How to Convert Google Docs to HTML?
By default, the Google Docs file contains a “.doc” extension. Here, the following steps are carried out to convert the Google Docs to HTML:
Step 1: Open Google Docs
Open the existing or blank Google Docs to convert the document “.doc” into “.html”. In this scenario, an existing document is carried out as shown in below figure:
Step 2: Choose Web Page (.html, zipped) Option
To convert the document into HTML format, go to the “File” tab.

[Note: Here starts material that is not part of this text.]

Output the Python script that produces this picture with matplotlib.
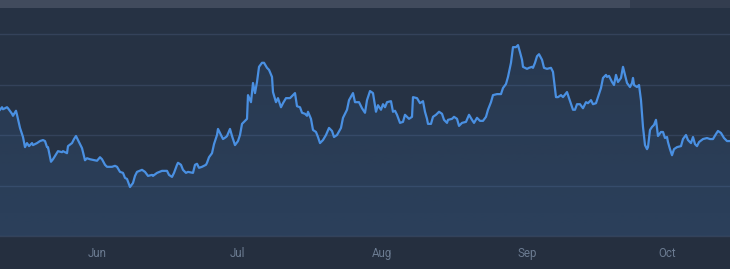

From the dropdown, hover over the “Download” option and choose the “Web Page (.html, zipped)” option:
Step 3: Verify the Downloaded File
Verify that the ”Docs.zip” has been successfully downloaded, as in our case it is shown in the below screenshot:
Step 4: Open the Docs file
Navigate to the directory where the file is downloaded. Open the zipped folder, the HTML file will be there, as in our case, it is shown below:
Step 5: Verify the Docs.html
After opening the “Docs.html”, you can verify the content of the Google Docs has been opened in the Google Chrome browser:
Great Work! You have successfully converted Google Docs to HTML.
Conclusion
The Google Docs file can be converted to HTML using the “Web Page (.html, zipped)” option. This option is available in the “Download ” option of the “File” tab. After conversion, the Google Docs content can be seen in any browser. This Google Docs post has provided a step-by-step guide to converting the Google Docs file into HTML.